◆ **SOURCE EXCERPT**:
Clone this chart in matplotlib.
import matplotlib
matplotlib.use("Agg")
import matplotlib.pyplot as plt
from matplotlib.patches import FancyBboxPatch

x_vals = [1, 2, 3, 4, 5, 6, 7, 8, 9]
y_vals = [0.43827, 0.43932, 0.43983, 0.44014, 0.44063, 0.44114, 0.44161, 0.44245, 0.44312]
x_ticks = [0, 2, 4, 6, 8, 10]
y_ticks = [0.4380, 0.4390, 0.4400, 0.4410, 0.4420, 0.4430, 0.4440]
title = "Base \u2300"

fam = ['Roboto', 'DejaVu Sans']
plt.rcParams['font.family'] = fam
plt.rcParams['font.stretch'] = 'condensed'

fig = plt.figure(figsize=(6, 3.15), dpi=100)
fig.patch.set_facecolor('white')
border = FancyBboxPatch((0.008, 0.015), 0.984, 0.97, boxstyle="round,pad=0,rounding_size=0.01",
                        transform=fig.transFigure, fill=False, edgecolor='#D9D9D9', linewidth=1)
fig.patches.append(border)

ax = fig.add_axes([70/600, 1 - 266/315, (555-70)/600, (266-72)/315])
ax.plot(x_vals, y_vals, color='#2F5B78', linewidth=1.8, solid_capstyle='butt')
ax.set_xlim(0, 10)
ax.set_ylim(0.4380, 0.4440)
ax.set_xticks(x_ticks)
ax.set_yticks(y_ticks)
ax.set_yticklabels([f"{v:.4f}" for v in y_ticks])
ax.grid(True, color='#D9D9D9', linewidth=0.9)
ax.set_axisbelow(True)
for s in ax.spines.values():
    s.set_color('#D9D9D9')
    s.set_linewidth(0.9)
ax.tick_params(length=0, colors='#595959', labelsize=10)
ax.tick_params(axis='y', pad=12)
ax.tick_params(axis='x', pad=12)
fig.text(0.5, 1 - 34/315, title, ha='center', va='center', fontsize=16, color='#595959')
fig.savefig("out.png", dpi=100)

◆ **PROBLEM TO WORK ON**:
Your task is to transcribe the listing above in full, exactly as given.

◆ **WORKED ANSWER**:
Clone this chart in matplotlib.
import matplotlib
matplotlib.use("Agg")
import matplotlib.pyplot as plt
from matplotlib.patches import FancyBboxPatch

x_vals = [1, 2, 3, 4, 5, 6, 7, 8, 9]
y_vals = [0.43827, 0.43932, 0.43983, 0.44014, 0.44063, 0.44114, 0.44161, 0.44245, 0.44312]
x_ticks = [0, 2, 4, 6, 8, 10]
y_ticks = [0.4380, 0.4390, 0.4400, 0.4410, 0.4420, 0.4430, 0.4440]
title = "Base \u2300"

fam = ['Roboto', 'DejaVu Sans']
plt.rcParams['font.family'] = fam
plt.rcParams['font.stretch'] = 'condensed'

fig = plt.figure(figsize=(6, 3.15), dpi=100)
fig.patch.set_facecolor('white')
border = FancyBboxPatch((0.008, 0.015), 0.984, 0.97, boxstyle="round,pad=0,rounding_size=0.01",
                        transform=fig.transFigure, fill=False, edgecolor='#D9D9D9', linewidth=1)
fig.patches.append(border)

ax = fig.add_axes([70/600, 1 - 266/315, (555-70)/600, (266-72)/315])
ax.plot(x_vals, y_vals, color='#2F5B78', linewidth=1.8, solid_capstyle='butt')
ax.set_xlim(0, 10)
ax.set_ylim(0.4380, 0.4440)
ax.set_xticks(x_ticks)
ax.set_yticks(y_ticks)
ax.set_yticklabels([f"{v:.4f}" for v in y_ticks])
ax.grid(True, color='#D9D9D9', linewidth=0.9)
ax.set_axisbelow(True)
for s in ax.spines.values():
    s.set_color('#D9D9D9')
    s.set_linewidth(0.9)
ax.tick_params(length=0, colors='#595959', labelsize=10)
ax.tick_params(axis='y', pad=12)
ax.tick_params(axis='x', pad=12)
fig.text(0.5, 1 - 34/315, title, ha='center', va='center', fontsize=16, color='#595959')
fig.savefig("out.png", dpi=100)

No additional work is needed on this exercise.